*** Given information
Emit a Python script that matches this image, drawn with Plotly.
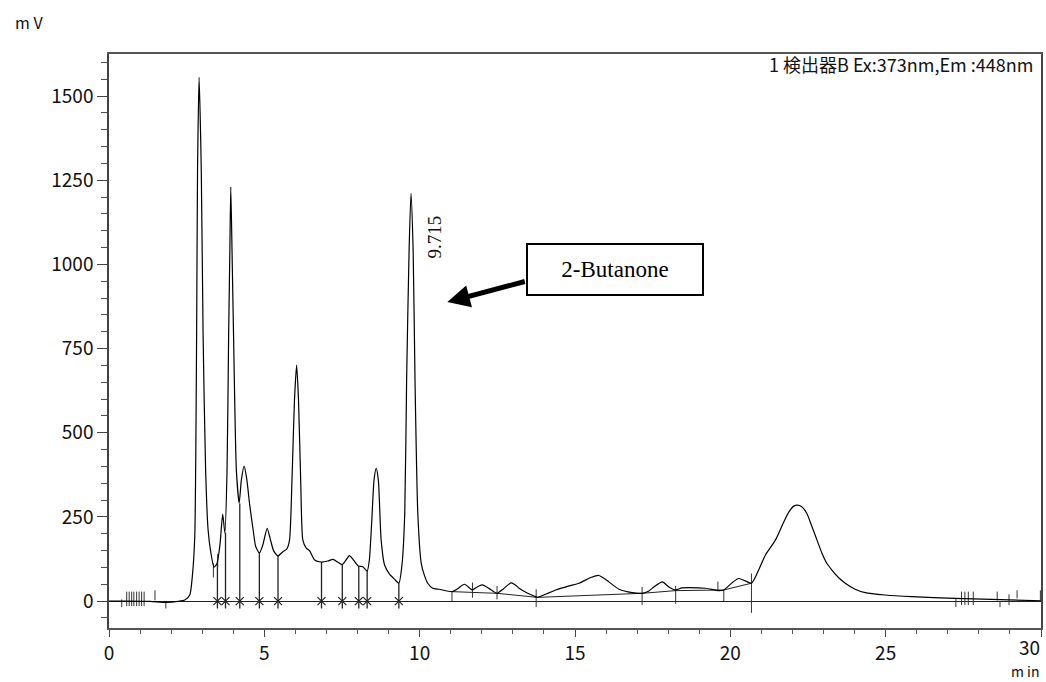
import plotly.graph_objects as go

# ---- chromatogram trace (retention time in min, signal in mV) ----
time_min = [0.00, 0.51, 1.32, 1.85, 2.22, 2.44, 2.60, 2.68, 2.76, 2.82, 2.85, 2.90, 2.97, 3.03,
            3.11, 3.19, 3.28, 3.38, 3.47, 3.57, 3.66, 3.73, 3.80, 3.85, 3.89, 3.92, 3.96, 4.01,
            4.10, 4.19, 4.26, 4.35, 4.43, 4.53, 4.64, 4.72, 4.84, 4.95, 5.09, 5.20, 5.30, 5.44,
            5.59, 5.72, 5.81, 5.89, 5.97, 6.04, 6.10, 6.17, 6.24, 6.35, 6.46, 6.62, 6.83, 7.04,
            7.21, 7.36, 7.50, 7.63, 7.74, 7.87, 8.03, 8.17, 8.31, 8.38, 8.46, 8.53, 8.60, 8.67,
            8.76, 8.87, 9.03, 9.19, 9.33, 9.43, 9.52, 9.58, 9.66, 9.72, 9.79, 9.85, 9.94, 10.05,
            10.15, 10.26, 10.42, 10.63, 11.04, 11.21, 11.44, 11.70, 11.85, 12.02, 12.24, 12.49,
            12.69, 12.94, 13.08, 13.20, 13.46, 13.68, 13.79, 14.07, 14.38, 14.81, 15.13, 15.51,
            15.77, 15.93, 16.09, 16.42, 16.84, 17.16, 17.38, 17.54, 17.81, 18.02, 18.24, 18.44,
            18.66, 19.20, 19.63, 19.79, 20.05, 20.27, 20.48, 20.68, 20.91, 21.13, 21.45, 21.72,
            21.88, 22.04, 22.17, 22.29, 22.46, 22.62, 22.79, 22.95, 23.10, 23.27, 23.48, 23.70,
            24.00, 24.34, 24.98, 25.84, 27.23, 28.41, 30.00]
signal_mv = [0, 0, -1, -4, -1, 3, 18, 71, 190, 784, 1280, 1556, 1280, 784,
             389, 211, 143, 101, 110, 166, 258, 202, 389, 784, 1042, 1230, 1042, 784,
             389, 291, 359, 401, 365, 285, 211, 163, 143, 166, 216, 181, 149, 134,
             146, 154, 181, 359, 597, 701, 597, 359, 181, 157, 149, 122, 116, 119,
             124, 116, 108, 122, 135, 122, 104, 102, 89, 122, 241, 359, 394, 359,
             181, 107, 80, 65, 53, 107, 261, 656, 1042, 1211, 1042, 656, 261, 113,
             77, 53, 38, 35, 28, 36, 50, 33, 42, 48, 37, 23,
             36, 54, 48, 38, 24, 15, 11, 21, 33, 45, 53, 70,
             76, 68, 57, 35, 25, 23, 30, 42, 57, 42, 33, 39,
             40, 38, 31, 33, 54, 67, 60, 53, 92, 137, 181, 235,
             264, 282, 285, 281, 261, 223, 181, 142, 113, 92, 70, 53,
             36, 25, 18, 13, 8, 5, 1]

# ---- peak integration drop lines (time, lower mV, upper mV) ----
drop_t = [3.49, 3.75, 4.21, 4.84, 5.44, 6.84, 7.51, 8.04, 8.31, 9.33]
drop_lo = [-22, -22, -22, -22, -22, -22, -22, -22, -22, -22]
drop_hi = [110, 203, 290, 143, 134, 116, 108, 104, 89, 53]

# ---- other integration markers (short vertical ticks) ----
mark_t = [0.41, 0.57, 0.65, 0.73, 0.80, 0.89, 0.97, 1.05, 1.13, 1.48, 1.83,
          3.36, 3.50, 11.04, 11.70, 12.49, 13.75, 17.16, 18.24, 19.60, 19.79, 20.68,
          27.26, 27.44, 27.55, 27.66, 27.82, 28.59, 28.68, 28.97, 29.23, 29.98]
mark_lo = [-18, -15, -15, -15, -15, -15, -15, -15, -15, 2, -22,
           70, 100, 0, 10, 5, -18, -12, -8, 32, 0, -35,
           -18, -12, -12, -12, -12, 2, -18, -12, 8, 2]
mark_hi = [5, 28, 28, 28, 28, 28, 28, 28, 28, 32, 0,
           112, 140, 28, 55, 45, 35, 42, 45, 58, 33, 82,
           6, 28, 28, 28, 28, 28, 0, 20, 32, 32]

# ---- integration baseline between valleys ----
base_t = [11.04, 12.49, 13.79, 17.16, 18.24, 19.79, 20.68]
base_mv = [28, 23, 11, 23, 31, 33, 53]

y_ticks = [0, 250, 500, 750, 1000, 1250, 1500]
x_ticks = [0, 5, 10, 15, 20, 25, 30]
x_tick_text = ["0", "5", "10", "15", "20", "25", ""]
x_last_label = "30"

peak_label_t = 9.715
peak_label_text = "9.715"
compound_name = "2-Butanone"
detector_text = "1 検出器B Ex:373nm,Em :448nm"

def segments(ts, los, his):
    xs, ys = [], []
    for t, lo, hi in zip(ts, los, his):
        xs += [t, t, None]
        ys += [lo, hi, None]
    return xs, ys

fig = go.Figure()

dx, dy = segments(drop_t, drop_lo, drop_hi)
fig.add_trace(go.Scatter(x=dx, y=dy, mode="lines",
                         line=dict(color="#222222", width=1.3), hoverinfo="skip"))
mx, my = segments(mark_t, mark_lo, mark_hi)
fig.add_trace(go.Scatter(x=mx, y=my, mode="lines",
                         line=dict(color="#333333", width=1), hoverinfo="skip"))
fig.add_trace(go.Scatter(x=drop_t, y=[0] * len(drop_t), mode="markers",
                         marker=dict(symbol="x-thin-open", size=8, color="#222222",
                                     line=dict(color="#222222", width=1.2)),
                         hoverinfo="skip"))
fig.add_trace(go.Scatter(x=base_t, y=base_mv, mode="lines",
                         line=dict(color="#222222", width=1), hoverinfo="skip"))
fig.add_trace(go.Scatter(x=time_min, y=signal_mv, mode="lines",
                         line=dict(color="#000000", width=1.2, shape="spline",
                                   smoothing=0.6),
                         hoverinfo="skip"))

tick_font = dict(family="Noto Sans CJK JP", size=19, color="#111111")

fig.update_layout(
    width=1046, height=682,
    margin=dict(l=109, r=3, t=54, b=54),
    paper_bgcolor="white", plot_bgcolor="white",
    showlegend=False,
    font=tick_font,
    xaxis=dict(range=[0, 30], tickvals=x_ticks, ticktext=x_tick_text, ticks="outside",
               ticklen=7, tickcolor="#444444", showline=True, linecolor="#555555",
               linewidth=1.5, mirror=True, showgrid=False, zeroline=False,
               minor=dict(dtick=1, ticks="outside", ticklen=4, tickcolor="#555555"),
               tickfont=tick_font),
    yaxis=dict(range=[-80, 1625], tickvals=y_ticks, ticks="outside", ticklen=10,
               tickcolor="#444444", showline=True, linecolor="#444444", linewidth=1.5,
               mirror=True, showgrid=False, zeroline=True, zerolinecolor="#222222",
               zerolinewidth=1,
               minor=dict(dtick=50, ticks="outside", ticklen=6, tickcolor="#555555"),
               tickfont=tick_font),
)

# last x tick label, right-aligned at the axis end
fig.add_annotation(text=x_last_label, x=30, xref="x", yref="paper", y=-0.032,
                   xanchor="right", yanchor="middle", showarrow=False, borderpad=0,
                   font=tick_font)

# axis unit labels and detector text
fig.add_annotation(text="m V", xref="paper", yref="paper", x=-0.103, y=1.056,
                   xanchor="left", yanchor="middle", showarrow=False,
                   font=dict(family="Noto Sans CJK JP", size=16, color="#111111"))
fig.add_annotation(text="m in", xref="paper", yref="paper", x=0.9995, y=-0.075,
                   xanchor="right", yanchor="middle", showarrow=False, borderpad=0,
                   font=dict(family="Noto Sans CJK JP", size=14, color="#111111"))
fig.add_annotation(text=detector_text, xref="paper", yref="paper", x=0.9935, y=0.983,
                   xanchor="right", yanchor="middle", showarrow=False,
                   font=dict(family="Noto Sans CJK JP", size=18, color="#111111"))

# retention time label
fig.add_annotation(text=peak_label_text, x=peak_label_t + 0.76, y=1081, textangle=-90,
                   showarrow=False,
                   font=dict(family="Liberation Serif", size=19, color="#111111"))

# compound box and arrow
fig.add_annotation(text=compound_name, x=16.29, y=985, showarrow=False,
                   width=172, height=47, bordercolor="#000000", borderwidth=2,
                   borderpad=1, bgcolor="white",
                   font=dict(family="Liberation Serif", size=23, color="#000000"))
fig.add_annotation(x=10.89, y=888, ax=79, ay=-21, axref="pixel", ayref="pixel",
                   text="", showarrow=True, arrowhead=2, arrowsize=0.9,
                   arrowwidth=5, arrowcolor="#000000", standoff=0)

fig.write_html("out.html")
******
◆ Set problem
Restate the material word for word from its first line through the line containing "import plotly.graph_objects as go", both included; the pictures do not belong in it.

◆ Reply to the exercise
Emit a Python script that matches this image, drawn with Plotly.
import plotly.graph_objects as go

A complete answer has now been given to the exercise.